**What is expected**
Only the pictures are omitted; repeat all other data exactly.

**Collected material**

§

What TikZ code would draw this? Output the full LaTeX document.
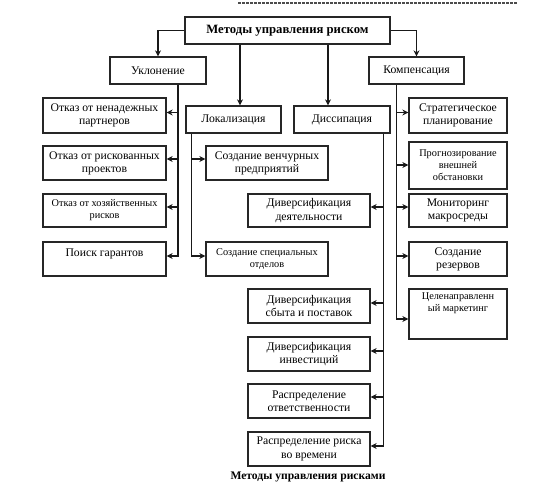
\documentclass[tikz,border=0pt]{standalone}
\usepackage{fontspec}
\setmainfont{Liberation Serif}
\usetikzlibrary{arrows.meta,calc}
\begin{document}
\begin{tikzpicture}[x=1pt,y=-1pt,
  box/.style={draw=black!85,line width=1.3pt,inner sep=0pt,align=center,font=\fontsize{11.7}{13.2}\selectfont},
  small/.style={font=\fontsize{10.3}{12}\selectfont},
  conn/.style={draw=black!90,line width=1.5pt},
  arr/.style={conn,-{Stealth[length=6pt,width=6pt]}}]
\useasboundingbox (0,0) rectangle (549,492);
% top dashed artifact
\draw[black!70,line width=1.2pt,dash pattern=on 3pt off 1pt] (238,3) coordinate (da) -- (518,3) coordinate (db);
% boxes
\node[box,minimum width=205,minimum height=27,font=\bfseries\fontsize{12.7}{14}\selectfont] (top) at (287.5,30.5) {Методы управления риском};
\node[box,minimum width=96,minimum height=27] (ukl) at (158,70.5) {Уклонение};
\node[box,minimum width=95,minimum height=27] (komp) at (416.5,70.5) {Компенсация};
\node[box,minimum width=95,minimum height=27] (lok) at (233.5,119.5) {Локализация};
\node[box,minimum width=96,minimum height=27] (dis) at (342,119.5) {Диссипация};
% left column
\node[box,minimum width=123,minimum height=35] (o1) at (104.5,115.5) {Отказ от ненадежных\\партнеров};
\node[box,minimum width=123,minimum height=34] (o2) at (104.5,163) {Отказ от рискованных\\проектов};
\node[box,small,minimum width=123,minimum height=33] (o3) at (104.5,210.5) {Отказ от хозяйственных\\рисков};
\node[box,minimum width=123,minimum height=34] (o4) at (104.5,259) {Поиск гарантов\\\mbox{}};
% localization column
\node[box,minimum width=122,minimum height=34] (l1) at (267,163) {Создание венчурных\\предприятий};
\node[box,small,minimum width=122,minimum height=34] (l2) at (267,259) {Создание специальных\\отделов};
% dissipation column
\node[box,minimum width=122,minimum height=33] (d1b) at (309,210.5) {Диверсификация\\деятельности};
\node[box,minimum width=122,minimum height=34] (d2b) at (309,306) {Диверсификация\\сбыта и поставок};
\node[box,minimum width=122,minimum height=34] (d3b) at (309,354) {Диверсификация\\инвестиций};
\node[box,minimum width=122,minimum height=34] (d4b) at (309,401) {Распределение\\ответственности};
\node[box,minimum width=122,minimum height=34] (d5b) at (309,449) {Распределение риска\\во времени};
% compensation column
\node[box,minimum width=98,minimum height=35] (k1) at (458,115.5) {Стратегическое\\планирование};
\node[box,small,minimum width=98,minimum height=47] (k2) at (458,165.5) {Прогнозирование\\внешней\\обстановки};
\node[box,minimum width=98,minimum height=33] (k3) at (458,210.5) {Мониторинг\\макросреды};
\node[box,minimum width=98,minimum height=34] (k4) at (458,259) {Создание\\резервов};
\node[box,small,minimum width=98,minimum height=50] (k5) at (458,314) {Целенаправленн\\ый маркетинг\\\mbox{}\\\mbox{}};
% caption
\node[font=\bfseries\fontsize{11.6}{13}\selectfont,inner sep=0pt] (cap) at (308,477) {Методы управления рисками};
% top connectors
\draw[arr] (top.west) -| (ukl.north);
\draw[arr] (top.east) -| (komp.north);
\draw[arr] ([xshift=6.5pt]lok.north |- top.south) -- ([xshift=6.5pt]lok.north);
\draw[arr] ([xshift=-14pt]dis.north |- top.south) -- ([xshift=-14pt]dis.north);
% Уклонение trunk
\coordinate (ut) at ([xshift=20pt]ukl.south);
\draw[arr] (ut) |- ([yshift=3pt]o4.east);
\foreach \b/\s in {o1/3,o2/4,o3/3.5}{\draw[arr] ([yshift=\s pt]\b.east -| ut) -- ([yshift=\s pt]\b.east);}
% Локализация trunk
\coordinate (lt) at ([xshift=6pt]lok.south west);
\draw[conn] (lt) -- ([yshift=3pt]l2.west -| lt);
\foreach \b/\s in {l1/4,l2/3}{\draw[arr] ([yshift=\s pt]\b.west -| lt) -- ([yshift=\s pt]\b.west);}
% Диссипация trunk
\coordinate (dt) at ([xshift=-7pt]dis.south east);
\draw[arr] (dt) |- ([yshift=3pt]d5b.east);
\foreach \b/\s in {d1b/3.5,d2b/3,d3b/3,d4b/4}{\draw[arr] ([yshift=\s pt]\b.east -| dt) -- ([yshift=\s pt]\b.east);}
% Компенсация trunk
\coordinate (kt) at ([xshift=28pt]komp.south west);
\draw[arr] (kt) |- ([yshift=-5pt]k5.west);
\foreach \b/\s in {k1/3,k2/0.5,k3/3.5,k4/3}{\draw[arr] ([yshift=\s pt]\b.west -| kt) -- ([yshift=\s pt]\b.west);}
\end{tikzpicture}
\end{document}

§

**Task solution**
What TikZ code would draw this? Output the full LaTeX document.
\documentclass[tikz,border=0pt]{standalone}
\usepackage{fontspec}
\setmainfont{Liberation Serif}
\usetikzlibrary{arrows.meta,calc}
\begin{document}
\begin{tikzpicture}[x=1pt,y=-1pt,
  box/.style={draw=black!85,line width=1.3pt,inner sep=0pt,align=center,font=\fontsize{11.7}{13.2}\selectfont},
  small/.style={font=\fontsize{10.3}{12}\selectfont},
  conn/.style={draw=black!90,line width=1.5pt},
  arr/.style={conn,-{Stealth[length=6pt,width=6pt]}}]
\useasboundingbox (0,0) rectangle (549,492);
% top dashed artifact
\draw[black!70,line width=1.2pt,dash pattern=on 3pt off 1pt] (238,3) coordinate (da) -- (518,3) coordinate (db);
% boxes
\node[box,minimum width=205,minimum height=27,font=\bfseries\fontsize{12.7}{14}\selectfont] (top) at (287.5,30.5) {Методы управления риском};
\node[box,minimum width=96,minimum height=27] (ukl) at (158,70.5) {Уклонение};
\node[box,minimum width=95,minimum height=27] (komp) at (416.5,70.5) {Компенсация};
\node[box,minimum width=95,minimum height=27] (lok) at (233.5,119.5) {Локализация};
\node[box,minimum width=96,minimum height=27] (dis) at (342,119.5) {Диссипация};
% left column
\node[box,minimum width=123,minimum height=35] (o1) at (104.5,115.5) {Отказ от ненадежных\\партнеров};
\node[box,minimum width=123,minimum height=34] (o2) at (104.5,163) {Отказ от рискованных\\проектов};
\node[box,small,minimum width=123,minimum height=33] (o3) at (104.5,210.5) {Отказ от хозяйственных\\рисков};
\node[box,minimum width=123,minimum height=34] (o4) at (104.5,259) {Поиск гарантов\\\mbox{}};
% localization column
\node[box,minimum width=122,minimum height=34] (l1) at (267,163) {Создание венчурных\\предприятий};
\node[box,small,minimum width=122,minimum height=34] (l2) at (267,259) {Создание специальных\\отделов};
% dissipation column
\node[box,minimum width=122,minimum height=33] (d1b) at (309,210.5) {Диверсификация\\деятельности};
\node[box,minimum width=122,minimum height=34] (d2b) at (309,306) {Диверсификация\\сбыта и поставок};
\node[box,minimum width=122,minimum height=34] (d3b) at (309,354) {Диверсификация\\инвестиций};
\node[box,minimum width=122,minimum height=34] (d4b) at (309,401) {Распределение\\ответственности};
\node[box,minimum width=122,minimum height=34] (d5b) at (309,449) {Распределение риска\\во времени};
% compensation column
\node[box,minimum width=98,minimum height=35] (k1) at (458,115.5) {Стратегическое\\планирование};
\node[box,small,minimum width=98,minimum height=47] (k2) at (458,165.5) {Прогнозирование\\внешней\\обстановки};
\node[box,minimum width=98,minimum height=33] (k3) at (458,210.5) {Мониторинг\\макросреды};
\node[box,minimum width=98,minimum height=34] (k4) at (458,259) {Создание\\резервов};
\node[box,small,minimum width=98,minimum height=50] (k5) at (458,314) {Целенаправленн\\ый маркетинг\\\mbox{}\\\mbox{}};
% caption
\node[font=\bfseries\fontsize{11.6}{13}\selectfont,inner sep=0pt] (cap) at (308,477) {Методы управления рисками};
% top connectors
\draw[arr] (top.west) -| (ukl.north);
\draw[arr] (top.east) -| (komp.north);
\draw[arr] ([xshift=6.5pt]lok.north |- top.south) -- ([xshift=6.5pt]lok.north);
\draw[arr] ([xshift=-14pt]dis.north |- top.south) -- ([xshift=-14pt]dis.north);
% Уклонение trunk
\coordinate (ut) at ([xshift=20pt]ukl.south);
\draw[arr] (ut) |- ([yshift=3pt]o4.east);
\foreach \b/\s in {o1/3,o2/4,o3/3.5}{\draw[arr] ([yshift=\s pt]\b.east -| ut) -- ([yshift=\s pt]\b.east);}
% Локализация trunk
\coordinate (lt) at ([xshift=6pt]lok.south west);
\draw[conn] (lt) -- ([yshift=3pt]l2.west -| lt);
\foreach \b/\s in {l1/4,l2/3}{\draw[arr] ([yshift=\s pt]\b.west -| lt) -- ([yshift=\s pt]\b.west);}
% Диссипация trunk
\coordinate (dt) at ([xshift=-7pt]dis.south east);
\draw[arr] (dt) |- ([yshift=3pt]d5b.east);
\foreach \b/\s in {d1b/3.5,d2b/3,d3b/3,d4b/4}{\draw[arr] ([yshift=\s pt]\b.east -| dt) -- ([yshift=\s pt]\b.east);}
% Компенсация trunk
\coordinate (kt) at ([xshift=28pt]komp.south west);
\draw[arr] (kt) |- ([yshift=-5pt]k5.west);
\foreach \b/\s in {k1/3,k2/0.5,k3/3.5,k4/3}{\draw[arr] ([yshift=\s pt]\b.west -| kt) -- ([yshift=\s pt]\b.west);}
\end{tikzpicture}
\end{document}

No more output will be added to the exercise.